Likewise, Q’s gadgets were sophisticated and clever and usually within the realm of science fiction. But that’s no longer true in an era when the phone in your pocket is better than the one Mr. Spock carried around. (Something Skyfall lampshaded by reducing Bond’s gadgets to a gun and a radio.)

But the biggest part of 007’s original appeal — and the biggest problem with moving the series forward — is women. The “Bond Girl” is the most universal trope of the series, and let’s face it, the opening credits sequences aren’t silhouettes of cars or Bond winning at baccarat. The real adolescent fantasy at the center of James Bond is that every woman he meets wants to sleep with him, and usually does.

The Pierce Brosnan era addressed this openly. Goldeneye introduces Judi Dench as Bond’s steely new boss, who dismisses 007 as, “a sexist, misogynist dinosaur,” before sending him out to stomp around and do his dinosaur thing. The Daniel Craig films let Bond form emotional attachments to women, and even let him maintain a relationship over more than one film. But both of those things were reactions to the original Bond formula. After a certain point, if a central part of your series’ appeal is gone, you have to replace it with something, not just point out that you’ve taken it away.

Which is the question that Amazon must — and will almost certainly fail to — answer. Stripped of the essential things that made him cool, what’s left of 007? If you’re Amazon, a universally recognizable brand name, and probably not much more. If you’re a longtime fan of the series, a legacy that seems sure to be tarnished.
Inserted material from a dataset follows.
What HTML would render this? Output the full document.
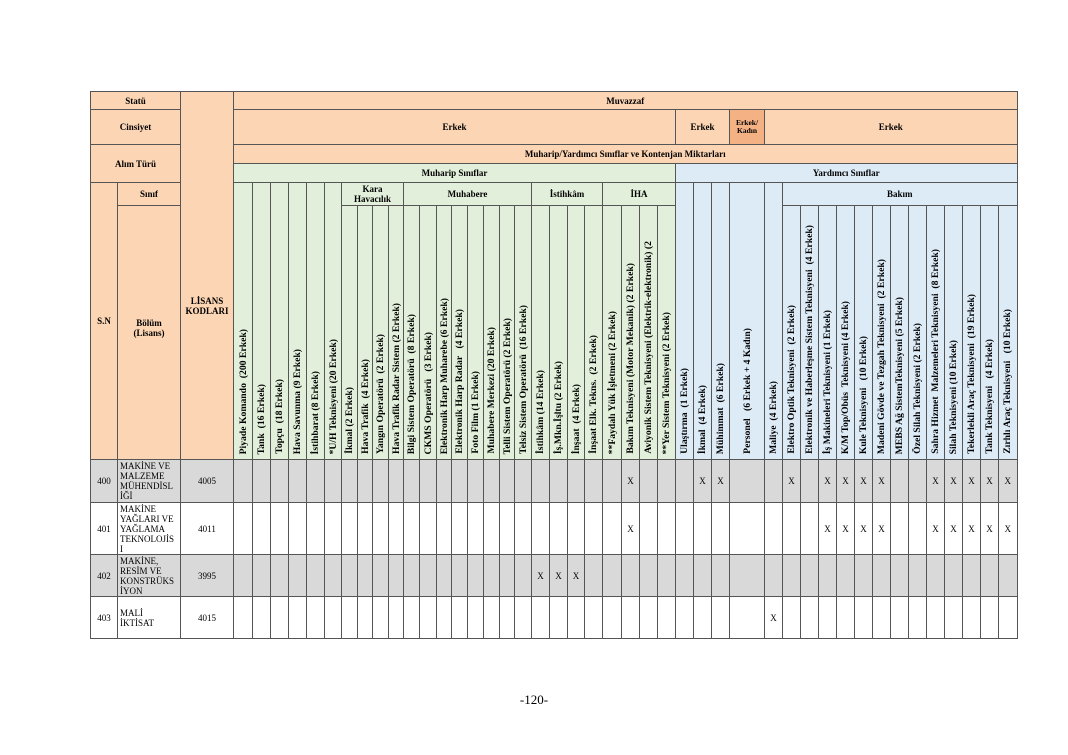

Maybe that’s just one part in a larger tragedy, as every beloved story inevitably gets chewed up by capitalism’s unending hunger for “content.” But maybe it’s simply the close of an era whose end was inevitable. Maybe 007 was a great character for the Cold War who’s no longer relevant and that’s okay. Not every story has to go on forever, and after 63 years James Bond has had a pretty good run. Maybe we can ignore whatever spinoffs and prequels Amazon serves up the same way we’ve been ignoring their Lord of the Rings-adjacent content.

And maybe, the same way Ian Fleming wrapped up a generation’s aspirations and anxieties and lust into one smartly-dressed package, someone will come up with a new irresistible formula to carry us through the next 60 years. The world may have changed since Bond sipped his first vodka martini, but it certainly still needs saving.